## Dataset excerpts
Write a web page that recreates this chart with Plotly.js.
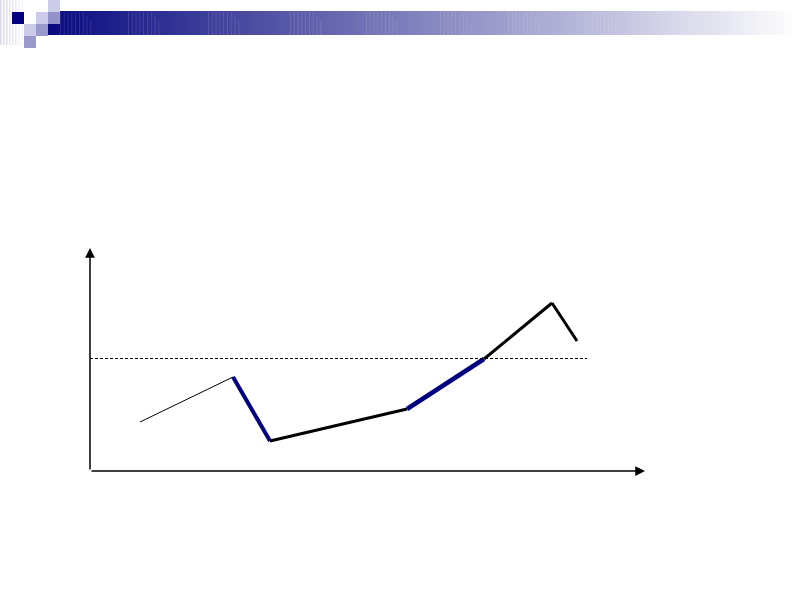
<!DOCTYPE html>
<html>
<head>
<meta charset="utf-8">
<script src="https://cdn.plot.ly/plotly-3.0.1.min.js"></script>
<style>html,body{margin:0;padding:0;background:#fff;}#chart{width:792px;height:594px;}</style>
</head>
<body>
<div id="chart"></div>
<script>
// ---- data ----
var pointX = [5.0, 14.3, 18.0, 31.7, 39.4, 46.2, 48.7];
var pointY = [4.9, 9.4, 3.0, 6.2, 11.2, 16.8, 13.0];
var refLevel = 11.25;
var refEndX = 49.7;
var xMax = 55.5;
var yMax = 22.3;

// ---- styles ----
var NAVY = '#000080';
var segColors = ['#000000', NAVY, '#000000', NAVY, '#000000', '#000000'];
var segWidths = [1, 4, 3, 4.5, 3, 3, 2.5];

var W = 792, H = 594;
var M = {l: 90, r: 147, t: 248, b: 123};
var PW = W - M.l - M.r, PH = H - M.t - M.b;
function px(x) { return (x - M.l) / PW; }
function py(y) { return 1 - (y - M.t) / PH; }
function rectPx(x0, y0, x1, y1, color, opacity) {
  return {type: 'rect', xref: 'paper', yref: 'paper', layer: 'above',
    x0: px(x0), x1: px(x1), y0: py(y1), y1: py(y0),
    fillcolor: color, opacity: opacity === undefined ? 1 : opacity, line: {width: 0}};
}

var traces = [];
for (var i = 0; i < pointX.length - 1; i++) {
  traces.push({
    x: [pointX[i], pointX[i + 1]], y: [pointY[i], pointY[i + 1]],
    type: 'scatter', mode: 'lines', hoverinfo: 'skip', showlegend: false,
    line: {color: segColors[i] || '#000', width: segWidths[i]}
  });
}
// dashed reference line
traces.push({x: [0, refEndX], y: [refLevel, refLevel], type: 'scatter', mode: 'lines',
  showlegend: false, hoverinfo: 'skip', line: {color: '#000', width: 1, dash: '3px,2px'}});

// ---- header decoration ----
var shapes = [];
var gx0 = 48, gx1 = 792, steps = 186;
for (var s = 0; s < steps; s++) {
  var f = s / (steps - 1);
  var r = Math.round(10 + (252 - 10) * f), b = Math.round(128 + (253 - 128) * f);
  var c = 'rgb(' + r + ',' + r + ',' + b + ')';
  var a = gx0 + (gx1 - gx0) * s / steps, e = gx0 + (gx1 - gx0) * (s + 1) / steps + 0.6;
  shapes.push(rectPx(a, 11, e, 35, c));
}
var clusters = [60, 128, 208, 290, 366, 440, 508, 585, 662, 735];
clusters.forEach(function (cx) {
  for (var k = 0; k < 9; k++) {
    var lx = cx + k * 3.8;
    var top = (k > 6) ? 11 + (k - 6) * 5 : 12;
    shapes.push(rectPx(lx, top, lx + 0.8, 35, '#ffffff', 0.15));
  }
});
// left faint stripes
for (var k2 = 0; k2 < 8; k2++) {
  shapes.push(rectPx(k2 * 3, 0, k2 * 3 + 1.6, 45, '#c8c8e4', 0.7 - k2 * 0.08));
}
// squares
shapes.push(rectPx(12, 12, 24, 24, NAVY));
shapes.push(rectPx(24, 12, 36, 24, '#ffffff'));
shapes.push(rectPx(36, 12, 48, 24, '#ccccea'));
shapes.push(rectPx(48, 0, 60, 12, '#ccccea'));
shapes.push(rectPx(48, 12, 60, 24, '#9393c9'));
shapes.push(rectPx(24, 24, 36, 36, '#ccccea'));
shapes.push(rectPx(36, 24, 48, 36, '#9999cc'));
shapes.push(rectPx(24, 36, 36, 48, '#9999cc'));

var annotations = [
  {x: xMax, y: 0, ax: 0, ay: 0, xref: 'x', yref: 'y', axref: 'x', ayref: 'y', text: '',
   showarrow: true, arrowhead: 2, arrowsize: 1.3, arrowwidth: 1.5, arrowcolor: '#000'},
  {x: 0, y: yMax, ax: 0, ay: 0, xref: 'x', yref: 'y', axref: 'x', ayref: 'y', text: '',
   showarrow: true, arrowhead: 2, arrowsize: 1.3, arrowwidth: 1.5, arrowcolor: '#000'}
];

var layout = {
  width: W, height: H, margin: M,
  paper_bgcolor: '#fff', plot_bgcolor: 'rgba(0,0,0,0)',
  xaxis: {range: [0, xMax], showgrid: false, zeroline: false, showticklabels: false, showline: false, ticks: ''},
  yaxis: {range: [0, yMax], showgrid: false, zeroline: false, showticklabels: false, showline: false, ticks: ''},
  shapes: shapes, annotations: annotations, showlegend: false
};
Plotly.newPlot('chart', traces, layout, {displayModeBar: false, staticPlot: true});
</script>
</body>
</html>
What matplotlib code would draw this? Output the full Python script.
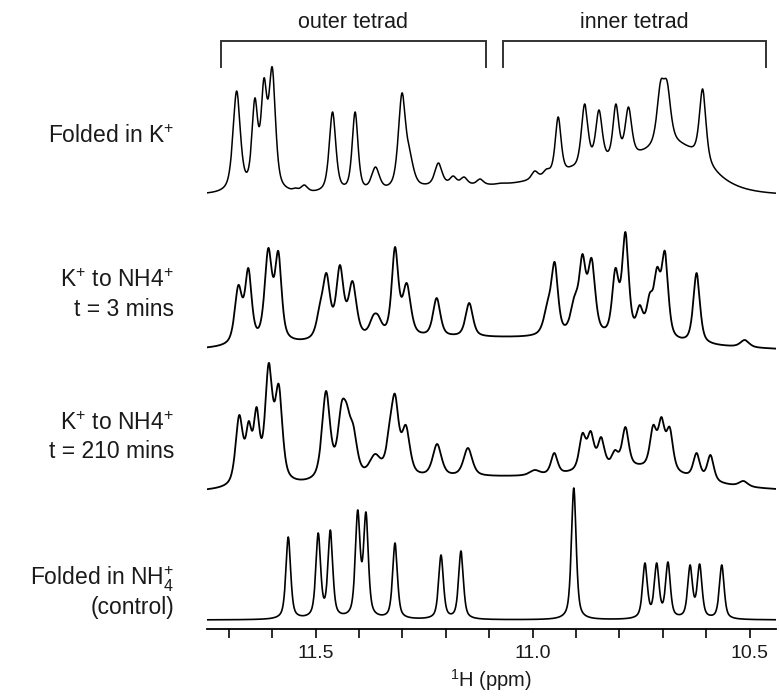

## Work required
Output every entry word for word, but omit the pictures.

## Finished task
Write a web page that recreates this chart with Plotly.js.
<!DOCTYPE html>
<html>
<head>
<meta charset="utf-8">
<script src="https://cdn.plot.ly/plotly-3.0.1.min.js"></script>
<style>html,body{margin:0;padding:0;background:#fff;}#chart{width:792px;height:594px;}</style>
</head>
<body>
<div id="chart"></div>
<script>
// ---- data ----
var pointX = [5.0, 14.3, 18.0, 31.7, 39.4, 46.2, 48.7];
var pointY = [4.9, 9.4, 3.0, 6.2, 11.2, 16.8, 13.0];
var refLevel = 11.25;
var refEndX = 49.7;
var xMax = 55.5;
var yMax = 22.3;

// ---- styles ----
var NAVY = '#000080';
var segColors = ['#000000', NAVY, '#000000', NAVY, '#000000', '#000000'];
var segWidths = [1, 4, 3, 4.5, 3, 3, 2.5];

var W = 792, H = 594;
var M = {l: 90, r: 147, t: 248, b: 123};
var PW = W - M.l - M.r, PH = H - M.t - M.b;
function px(x) { return (x - M.l) / PW; }
function py(y) { return 1 - (y - M.t) / PH; }
function rectPx(x0, y0, x1, y1, color, opacity) {
  return {type: 'rect', xref: 'paper', yref: 'paper', layer: 'above',
    x0: px(x0), x1: px(x1), y0: py(y1), y1: py(y0),
    fillcolor: color, opacity: opacity === undefined ? 1 : opacity, line: {width: 0}};
}

var traces = [];
for (var i = 0; i < pointX.length - 1; i++) {
  traces.push({
    x: [pointX[i], pointX[i + 1]], y: [pointY[i], pointY[i + 1]],
    type: 'scatter', mode: 'lines', hoverinfo: 'skip', showlegend: false,
    line: {color: segColors[i] || '#000', width: segWidths[i]}
  });
}
// dashed reference line
traces.push({x: [0, refEndX], y: [refLevel, refLevel], type: 'scatter', mode: 'lines',
  showlegend: false, hoverinfo: 'skip', line: {color: '#000', width: 1, dash: '3px,2px'}});

// ---- header decoration ----
var shapes = [];
var gx0 = 48, gx1 = 792, steps = 186;
for (var s = 0; s < steps; s++) {
  var f = s / (steps - 1);
  var r = Math.round(10 + (252 - 10) * f), b = Math.round(128 + (253 - 128) * f);
  var c = 'rgb(' + r + ',' + r + ',' + b + ')';
  var a = gx0 + (gx1 - gx0) * s / steps, e = gx0 + (gx1 - gx0) * (s + 1) / steps + 0.6;
  shapes.push(rectPx(a, 11, e, 35, c));
}
var clusters = [60, 128, 208, 290, 366, 440, 508, 585, 662, 735];
clusters.forEach(function (cx) {
  for (var k = 0; k < 9; k++) {
    var lx = cx + k * 3.8;
    var top = (k > 6) ? 11 + (k - 6) * 5 : 12;
    shapes.push(rectPx(lx, top, lx + 0.8, 35, '#ffffff', 0.15));
  }
});
// left faint stripes
for (var k2 = 0; k2 < 8; k2++) {
  shapes.push(rectPx(k2 * 3, 0, k2 * 3 + 1.6, 45, '#c8c8e4', 0.7 - k2 * 0.08));
}
// squares
shapes.push(rectPx(12, 12, 24, 24, NAVY));
shapes.push(rectPx(24, 12, 36, 24, '#ffffff'));
shapes.push(rectPx(36, 12, 48, 24, '#ccccea'));
shapes.push(rectPx(48, 0, 60, 12, '#ccccea'));
shapes.push(rectPx(48, 12, 60, 24, '#9393c9'));
shapes.push(rectPx(24, 24, 36, 36, '#ccccea'));
shapes.push(rectPx(36, 24, 48, 36, '#9999cc'));
shapes.push(rectPx(24, 36, 36, 48, '#9999cc'));

var annotations = [
  {x: xMax, y: 0, ax: 0, ay: 0, xref: 'x', yref: 'y', axref: 'x', ayref: 'y', text: '',
   showarrow: true, arrowhead: 2, arrowsize: 1.3, arrowwidth: 1.5, arrowcolor: '#000'},
  {x: 0, y: yMax, ax: 0, ay: 0, xref: 'x', yref: 'y', axref: 'x', ayref: 'y', text: '',
   showarrow: true, arrowhead: 2, arrowsize: 1.3, arrowwidth: 1.5, arrowcolor: '#000'}
];

var layout = {
  width: W, height: H, margin: M,
  paper_bgcolor: '#fff', plot_bgcolor: 'rgba(0,0,0,0)',
  xaxis: {range: [0, xMax], showgrid: false, zeroline: false, showticklabels: false, showline: false, ticks: ''},
  yaxis: {range: [0, yMax], showgrid: false, zeroline: false, showticklabels: false, showline: false, ticks: ''},
  shapes: shapes, annotations: annotations, showlegend: false
};
Plotly.newPlot('chart', traces, layout, {displayModeBar: false, staticPlot: true});
</script>
</body>
</html>
What matplotlib code would draw this? Output the full Python script.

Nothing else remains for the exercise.